Copy from the first line below down to and including the line with "fig = go.Figure()". Skip the pictures.

§ §

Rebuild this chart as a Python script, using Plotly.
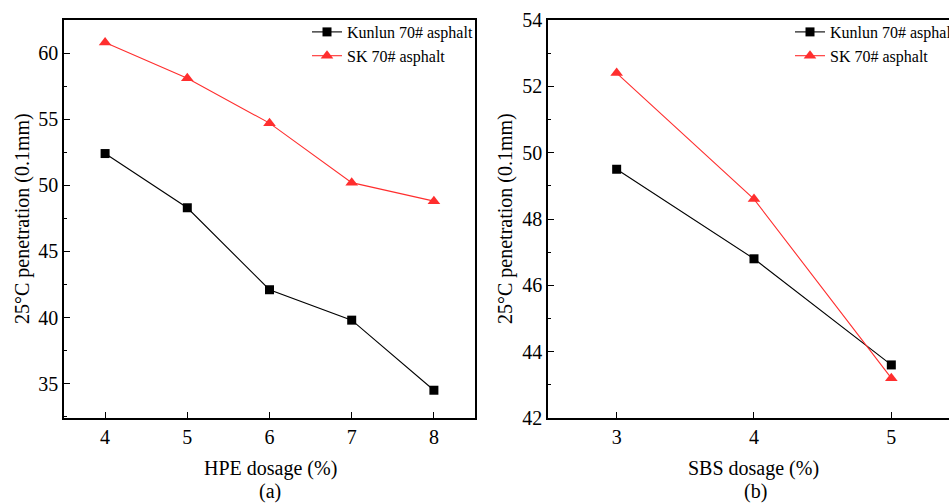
import plotly.graph_objects as go

W, H = 949, 504

# HPE-modified asphalt (panel a)
hpe_dosage = [4, 5, 6, 7, 8]
hpe_kunlun = [52.4, 48.3, 42.1, 39.8, 34.5]
hpe_sk = [60.8, 58.1, 54.7, 50.2, 48.8]

# SBS-modified asphalt (panel b)
sbs_dosage = [3, 4, 5]
sbs_kunlun = [49.5, 46.8, 43.6]
sbs_sk = [52.4, 48.6, 43.2]

series_names = ["Kunlun 70# asphalt", "SK 70# asphalt"]
y_title = "25°C penetration (0.1mm)"

FONT = "Liberation Serif"
BLACK = "#000000"
RED = "#FF2E2E"


def px_x(p):
    return p / W


def px_y(p):
    return 1 - p / H


fig = go.Figure()

# panel (a)
fig.add_trace(go.Scatter(
    x=hpe_dosage, y=hpe_kunlun, name=series_names[0], mode="lines+markers",
    line=dict(color=BLACK, width=1.1), marker=dict(symbol="square", size=9, color=BLACK),
    xaxis="x", yaxis="y", legend="legend"))
fig.add_trace(go.Scatter(
    x=hpe_dosage, y=hpe_sk, name=series_names[1], mode="lines+markers",
    line=dict(color=RED, width=1.1), marker=dict(symbol="triangle-up", size=11, color=RED),
    xaxis="x", yaxis="y", legend="legend"))

# panel (b)
fig.add_trace(go.Scatter(
    x=sbs_dosage, y=sbs_kunlun, name=series_names[0], mode="lines+markers",
    line=dict(color=BLACK, width=1.1), marker=dict(symbol="square", size=9, color=BLACK),
    xaxis="x2", yaxis="y2", legend="legend2"))
fig.add_trace(go.Scatter(
    x=sbs_dosage, y=sbs_sk, name=series_names[1], mode="lines+markers",
    line=dict(color=RED, width=1.1), marker=dict(symbol="triangle-up", size=11, color=RED),
    xaxis="x2", yaxis="y2", legend="legend2"))

axis_common = dict(
    showline=True, linecolor=BLACK, linewidth=1.5, showgrid=False, zeroline=False,
    ticks="inside", ticklen=6, tickwidth=1.2, tickcolor=BLACK,
    tickfont=dict(family=FONT, size=20, color=BLACK), automargin=False,
)

ydom = [px_y(418), px_y(20)]

legend_common = dict(
    xanchor="left", yanchor="top", bgcolor="rgba(0,0,0,0)",
    font=dict(family=FONT, size=16, color=BLACK), tracegroupgap=0, itemwidth=30,
)

fig.update_layout(
    width=W, height=H,
    margin=dict(l=0, r=0, t=0, b=0, autoexpand=False),
    paper_bgcolor="white", plot_bgcolor="white",
    font=dict(family=FONT, color=BLACK),
    xaxis=dict(axis_common, domain=[px_x(64), px_x(475)], range=[3.5, 8.5],
               tickvals=hpe_dosage, mirror=True, anchor="y"),
    yaxis=dict(axis_common, domain=ydom, range=[32.4, 62.5], tick0=35, dtick=5,
               mirror=True, anchor="x",
               minor=dict(ticks="inside", ticklen=3.5, tickwidth=1.1, tickcolor=BLACK, dtick=2.5, tick0=32.5)),
    xaxis2=dict(axis_common, domain=[px_x(548), 1], range=[2.5, 5.42],
                tickvals=sbs_dosage, mirror=True, anchor="y2"),
    yaxis2=dict(axis_common, domain=ydom, range=[42, 54], tick0=42, dtick=2,
                mirror=False, anchor="x2",
                minor=dict(ticks="inside", ticklen=3.5, tickwidth=1.1, tickcolor=BLACK, dtick=1, tick0=42)),
    legend=dict(legend_common, x=px_x(307), y=px_y(15)),
    legend2=dict(legend_common, x=px_x(790), y=px_y(15)),
    showlegend=True,
)

title_font = dict(family=FONT, size=20, color=BLACK)
annotations = [
    dict(text=y_title, x=px_x(22), y=px_y(219), textangle=-90, yanchor="middle"),
    dict(text=y_title, x=px_x(505), y=px_y(219), textangle=-90, yanchor="middle"),
    dict(text="HPE dosage (%)", x=px_x(270), y=px_y(468), yanchor="middle"),
    dict(text="SBS dosage (%)", x=px_x(753), y=px_y(468), yanchor="middle"),
    dict(text="(a)", x=px_x(270), y=0, yanchor="bottom"),
    dict(text="(b)", x=px_x(755), y=0, yanchor="bottom"),
]
for a in annotations:
    fig.add_annotation(xref="paper", yref="paper", xanchor="center", showarrow=False,
                       borderpad=0, font=title_font, **a)

fig.write_html("out.html")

§ §

- **ANSWER TO THE TASK**:
Rebuild this chart as a Python script, using Plotly.
import plotly.graph_objects as go

W, H = 949, 504

# HPE-modified asphalt (panel a)
hpe_dosage = [4, 5, 6, 7, 8]
hpe_kunlun = [52.4, 48.3, 42.1, 39.8, 34.5]
hpe_sk = [60.8, 58.1, 54.7, 50.2, 48.8]

# SBS-modified asphalt (panel b)
sbs_dosage = [3, 4, 5]
sbs_kunlun = [49.5, 46.8, 43.6]
sbs_sk = [52.4, 48.6, 43.2]

series_names = ["Kunlun 70# asphalt", "SK 70# asphalt"]
y_title = "25°C penetration (0.1mm)"

FONT = "Liberation Serif"
BLACK = "#000000"
RED = "#FF2E2E"


def px_x(p):
    return p / W


def px_y(p):
    return 1 - p / H


fig = go.Figure()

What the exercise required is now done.